Instead Kiambu law courts Chief Magistrate Patricia Gichohi granted each of the suspects a cash bail of Sh 250,000.

The suspects are being investigated for forgery of birth and death certificates.

The magistrate dismissed the application seeking to detain the suspects for 10 days to allow police to complete investigations saying the prosecution did not table compelling reasons to warrant the said orders.

“I hereby direct the suspects to be reporting to the investigators any day as when they are required to assist in the probe,” Gichohi ruled.

Among those caught in the web are three nurses from St Francis Hospital, deputy registrar director Paul Kagiri, principal civil registration officer Charity Mwadime, her assistant Jane Wangari Maina, principal records management officer Charles Akwoni and other employees.

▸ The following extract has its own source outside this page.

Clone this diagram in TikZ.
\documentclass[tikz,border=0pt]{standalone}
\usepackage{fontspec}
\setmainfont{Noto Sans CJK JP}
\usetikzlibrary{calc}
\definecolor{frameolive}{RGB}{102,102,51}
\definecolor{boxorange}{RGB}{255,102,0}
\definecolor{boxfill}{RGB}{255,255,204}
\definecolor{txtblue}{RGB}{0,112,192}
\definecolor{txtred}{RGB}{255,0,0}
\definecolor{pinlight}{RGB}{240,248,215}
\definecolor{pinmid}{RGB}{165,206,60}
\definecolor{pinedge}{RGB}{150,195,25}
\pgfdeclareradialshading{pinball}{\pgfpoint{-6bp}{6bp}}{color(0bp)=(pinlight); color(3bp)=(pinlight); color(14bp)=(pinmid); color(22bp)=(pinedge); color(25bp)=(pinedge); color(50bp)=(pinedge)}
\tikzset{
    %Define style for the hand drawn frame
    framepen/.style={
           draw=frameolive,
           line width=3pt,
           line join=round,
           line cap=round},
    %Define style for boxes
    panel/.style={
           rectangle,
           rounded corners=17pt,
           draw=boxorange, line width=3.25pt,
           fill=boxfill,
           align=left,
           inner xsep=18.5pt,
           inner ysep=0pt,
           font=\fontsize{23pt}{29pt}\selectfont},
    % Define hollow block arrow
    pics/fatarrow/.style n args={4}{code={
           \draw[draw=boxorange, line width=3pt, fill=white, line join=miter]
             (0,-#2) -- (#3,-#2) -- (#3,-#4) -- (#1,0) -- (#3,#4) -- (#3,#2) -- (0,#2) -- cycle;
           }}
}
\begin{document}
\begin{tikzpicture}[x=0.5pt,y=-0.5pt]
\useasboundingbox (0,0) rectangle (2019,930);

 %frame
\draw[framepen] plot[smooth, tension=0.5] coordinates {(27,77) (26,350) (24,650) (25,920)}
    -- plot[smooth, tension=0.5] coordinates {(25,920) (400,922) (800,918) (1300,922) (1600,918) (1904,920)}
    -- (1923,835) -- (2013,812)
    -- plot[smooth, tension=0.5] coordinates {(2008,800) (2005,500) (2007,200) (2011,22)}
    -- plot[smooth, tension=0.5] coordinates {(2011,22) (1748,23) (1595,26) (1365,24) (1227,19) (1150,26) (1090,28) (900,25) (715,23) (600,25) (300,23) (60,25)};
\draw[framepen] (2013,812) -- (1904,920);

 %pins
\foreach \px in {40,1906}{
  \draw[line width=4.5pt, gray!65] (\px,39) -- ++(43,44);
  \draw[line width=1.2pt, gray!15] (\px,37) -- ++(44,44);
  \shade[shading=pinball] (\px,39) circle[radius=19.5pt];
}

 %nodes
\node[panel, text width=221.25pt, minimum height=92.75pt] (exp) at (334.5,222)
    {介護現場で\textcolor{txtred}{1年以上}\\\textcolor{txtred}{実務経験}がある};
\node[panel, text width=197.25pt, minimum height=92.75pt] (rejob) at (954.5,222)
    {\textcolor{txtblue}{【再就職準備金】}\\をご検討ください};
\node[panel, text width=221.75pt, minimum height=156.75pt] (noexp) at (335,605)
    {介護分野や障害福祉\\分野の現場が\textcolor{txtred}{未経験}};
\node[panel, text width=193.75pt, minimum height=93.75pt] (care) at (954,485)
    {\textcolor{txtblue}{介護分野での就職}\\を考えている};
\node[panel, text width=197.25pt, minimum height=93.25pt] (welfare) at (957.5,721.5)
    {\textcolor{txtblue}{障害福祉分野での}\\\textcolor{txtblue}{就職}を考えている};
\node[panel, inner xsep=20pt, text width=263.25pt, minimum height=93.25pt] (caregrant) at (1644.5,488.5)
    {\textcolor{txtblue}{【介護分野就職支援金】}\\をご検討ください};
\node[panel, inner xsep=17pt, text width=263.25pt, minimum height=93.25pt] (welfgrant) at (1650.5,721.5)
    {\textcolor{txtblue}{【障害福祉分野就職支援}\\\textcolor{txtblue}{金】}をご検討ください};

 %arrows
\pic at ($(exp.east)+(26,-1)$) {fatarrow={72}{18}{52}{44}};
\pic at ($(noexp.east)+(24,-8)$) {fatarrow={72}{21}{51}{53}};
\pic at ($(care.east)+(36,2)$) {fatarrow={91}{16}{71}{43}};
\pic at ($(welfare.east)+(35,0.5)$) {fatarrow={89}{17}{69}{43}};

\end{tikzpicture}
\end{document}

In the application, the police said the needed time to visit all the counties countrywide to collect evidence into offences of forgery, fraud and abuse of office.

Defence lawyers led by former LSK chairman Eric Mutua and Brian Khaemba opposed the application saying no compelling reasons had been tabled by the prosecution to warrant such amount of days.

The 31 were arrested last Friday during an operation led by Interior Cabinet Secretary Fred Matiang’i who said that corrupt officials at the Department colluded with private hospitals in Nairobi to build a multimillion-shilling syndicate that took over the issuing of the said certificated and forced millions of Kenyans to pay huge bribes to acquire the crucial documents.

Matiang’i said the ICT problem had been deliberately created to slow down or jam processes, creating an artificial backlog so that anyone who wants to be fast racked has to pay a bribe in order to jump the queue.

He said that those who could not bribe their way through the criminal system waited for as long as six months before they could get birth or death certificates for their loved ones.

The syndicate had allegedly recruited key contacts in several private hospitals who fed it with fake birth notifications which are then used to issue birth certificates to their clients, including foreigners.